**Rows from a dataset of charts and code:**
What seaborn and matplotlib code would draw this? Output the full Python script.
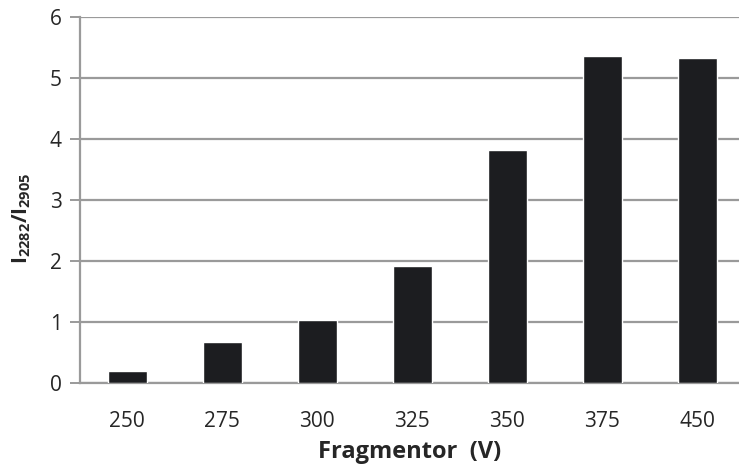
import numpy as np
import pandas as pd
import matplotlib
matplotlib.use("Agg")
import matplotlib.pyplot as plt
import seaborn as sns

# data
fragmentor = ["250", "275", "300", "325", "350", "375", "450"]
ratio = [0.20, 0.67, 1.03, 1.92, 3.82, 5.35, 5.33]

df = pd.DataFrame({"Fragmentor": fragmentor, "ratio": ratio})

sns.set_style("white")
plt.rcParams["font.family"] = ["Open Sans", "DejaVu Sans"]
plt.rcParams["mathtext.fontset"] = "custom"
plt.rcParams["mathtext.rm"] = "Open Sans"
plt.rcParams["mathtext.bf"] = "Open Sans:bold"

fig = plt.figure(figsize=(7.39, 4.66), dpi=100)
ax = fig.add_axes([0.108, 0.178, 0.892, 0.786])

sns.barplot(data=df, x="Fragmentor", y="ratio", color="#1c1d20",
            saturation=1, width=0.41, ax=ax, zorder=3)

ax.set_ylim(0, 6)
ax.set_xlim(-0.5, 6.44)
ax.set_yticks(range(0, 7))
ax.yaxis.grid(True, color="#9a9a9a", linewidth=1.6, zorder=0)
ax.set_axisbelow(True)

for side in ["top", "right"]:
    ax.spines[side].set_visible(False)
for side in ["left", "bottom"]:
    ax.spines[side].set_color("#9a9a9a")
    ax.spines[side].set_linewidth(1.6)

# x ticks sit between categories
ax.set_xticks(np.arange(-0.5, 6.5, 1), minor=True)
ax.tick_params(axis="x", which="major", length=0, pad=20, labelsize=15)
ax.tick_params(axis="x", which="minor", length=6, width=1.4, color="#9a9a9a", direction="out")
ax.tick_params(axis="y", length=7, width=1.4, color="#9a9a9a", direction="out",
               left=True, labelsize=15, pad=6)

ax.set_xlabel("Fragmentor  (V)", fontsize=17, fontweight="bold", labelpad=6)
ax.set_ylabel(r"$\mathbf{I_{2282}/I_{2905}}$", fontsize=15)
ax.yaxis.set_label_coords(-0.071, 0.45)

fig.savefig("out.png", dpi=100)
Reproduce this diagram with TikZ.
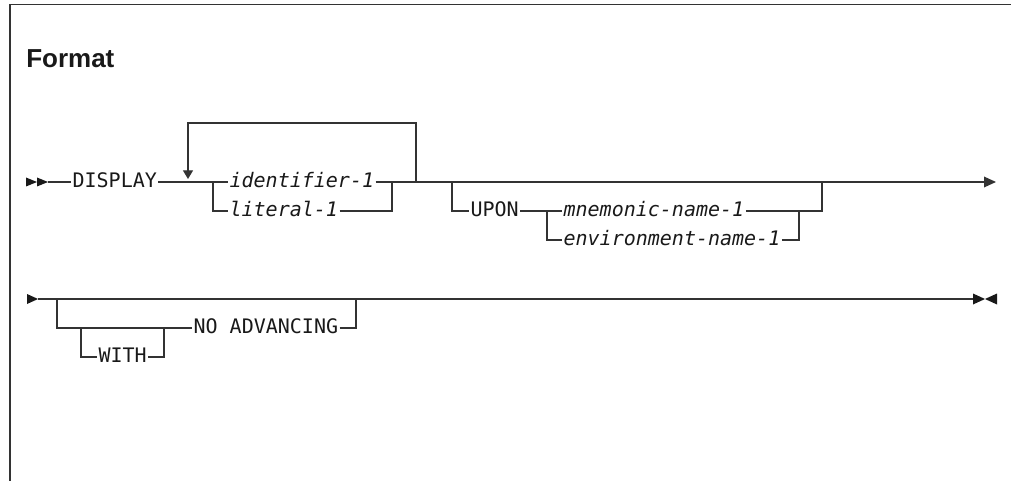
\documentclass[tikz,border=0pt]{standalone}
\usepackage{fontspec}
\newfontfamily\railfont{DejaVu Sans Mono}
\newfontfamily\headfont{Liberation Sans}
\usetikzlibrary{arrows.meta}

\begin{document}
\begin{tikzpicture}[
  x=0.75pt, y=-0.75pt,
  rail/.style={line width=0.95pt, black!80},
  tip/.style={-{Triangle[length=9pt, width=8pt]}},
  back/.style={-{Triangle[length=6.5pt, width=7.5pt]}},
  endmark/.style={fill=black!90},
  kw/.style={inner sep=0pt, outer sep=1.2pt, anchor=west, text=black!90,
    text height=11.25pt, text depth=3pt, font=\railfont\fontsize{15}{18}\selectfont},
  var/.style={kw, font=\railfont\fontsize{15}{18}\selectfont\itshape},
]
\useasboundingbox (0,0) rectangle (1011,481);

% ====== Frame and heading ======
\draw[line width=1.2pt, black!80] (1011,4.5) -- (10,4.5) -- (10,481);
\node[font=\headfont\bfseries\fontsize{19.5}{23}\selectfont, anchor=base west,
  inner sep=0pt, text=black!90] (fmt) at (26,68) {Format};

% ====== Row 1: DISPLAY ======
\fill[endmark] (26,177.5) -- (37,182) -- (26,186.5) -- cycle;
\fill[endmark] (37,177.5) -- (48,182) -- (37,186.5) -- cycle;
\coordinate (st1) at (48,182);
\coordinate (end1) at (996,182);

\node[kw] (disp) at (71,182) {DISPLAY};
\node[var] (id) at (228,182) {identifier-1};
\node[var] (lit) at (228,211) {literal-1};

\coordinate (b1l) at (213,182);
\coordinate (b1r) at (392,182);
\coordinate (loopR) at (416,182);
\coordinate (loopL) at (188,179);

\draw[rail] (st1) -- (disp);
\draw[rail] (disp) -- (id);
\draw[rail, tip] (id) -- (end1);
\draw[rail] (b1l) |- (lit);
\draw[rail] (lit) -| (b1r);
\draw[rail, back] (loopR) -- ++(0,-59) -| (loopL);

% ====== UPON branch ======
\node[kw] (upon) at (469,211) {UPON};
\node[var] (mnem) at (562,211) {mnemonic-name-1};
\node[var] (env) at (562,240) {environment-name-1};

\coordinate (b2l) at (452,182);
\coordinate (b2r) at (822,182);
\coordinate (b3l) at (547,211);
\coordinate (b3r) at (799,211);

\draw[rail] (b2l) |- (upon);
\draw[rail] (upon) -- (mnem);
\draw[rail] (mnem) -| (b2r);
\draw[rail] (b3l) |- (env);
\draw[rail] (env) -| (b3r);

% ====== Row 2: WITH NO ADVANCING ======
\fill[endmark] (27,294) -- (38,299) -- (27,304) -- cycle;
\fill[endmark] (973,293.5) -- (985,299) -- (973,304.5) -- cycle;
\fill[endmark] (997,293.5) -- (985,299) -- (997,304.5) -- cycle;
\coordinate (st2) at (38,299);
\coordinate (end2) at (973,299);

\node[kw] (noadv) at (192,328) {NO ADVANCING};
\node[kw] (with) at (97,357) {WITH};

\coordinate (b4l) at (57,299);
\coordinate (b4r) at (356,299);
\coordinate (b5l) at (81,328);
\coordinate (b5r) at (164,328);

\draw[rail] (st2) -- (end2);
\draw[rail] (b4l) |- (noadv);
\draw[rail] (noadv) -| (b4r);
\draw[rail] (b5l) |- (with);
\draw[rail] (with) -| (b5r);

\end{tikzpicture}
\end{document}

**WRITTEN PROBLEM:** Retype only the lines above from the one with "Reproduce this diagram with TikZ." through the one with "(0,0) rectangle (1011,481);", exactly and with both ends. Images stay out.

**SOLUTION TO THE PROBLEM:**
Reproduce this diagram with TikZ.
\documentclass[tikz,border=0pt]{standalone}
\usepackage{fontspec}
\newfontfamily\railfont{DejaVu Sans Mono}
\newfontfamily\headfont{Liberation Sans}
\usetikzlibrary{arrows.meta}

\begin{document}
\begin{tikzpicture}[
  x=0.75pt, y=-0.75pt,
  rail/.style={line width=0.95pt, black!80},
  tip/.style={-{Triangle[length=9pt, width=8pt]}},
  back/.style={-{Triangle[length=6.5pt, width=7.5pt]}},
  endmark/.style={fill=black!90},
  kw/.style={inner sep=0pt, outer sep=1.2pt, anchor=west, text=black!90,
    text height=11.25pt, text depth=3pt, font=\railfont\fontsize{15}{18}\selectfont},
  var/.style={kw, font=\railfont\fontsize{15}{18}\selectfont\itshape},
]
\useasboundingbox (0,0) rectangle (1011,481);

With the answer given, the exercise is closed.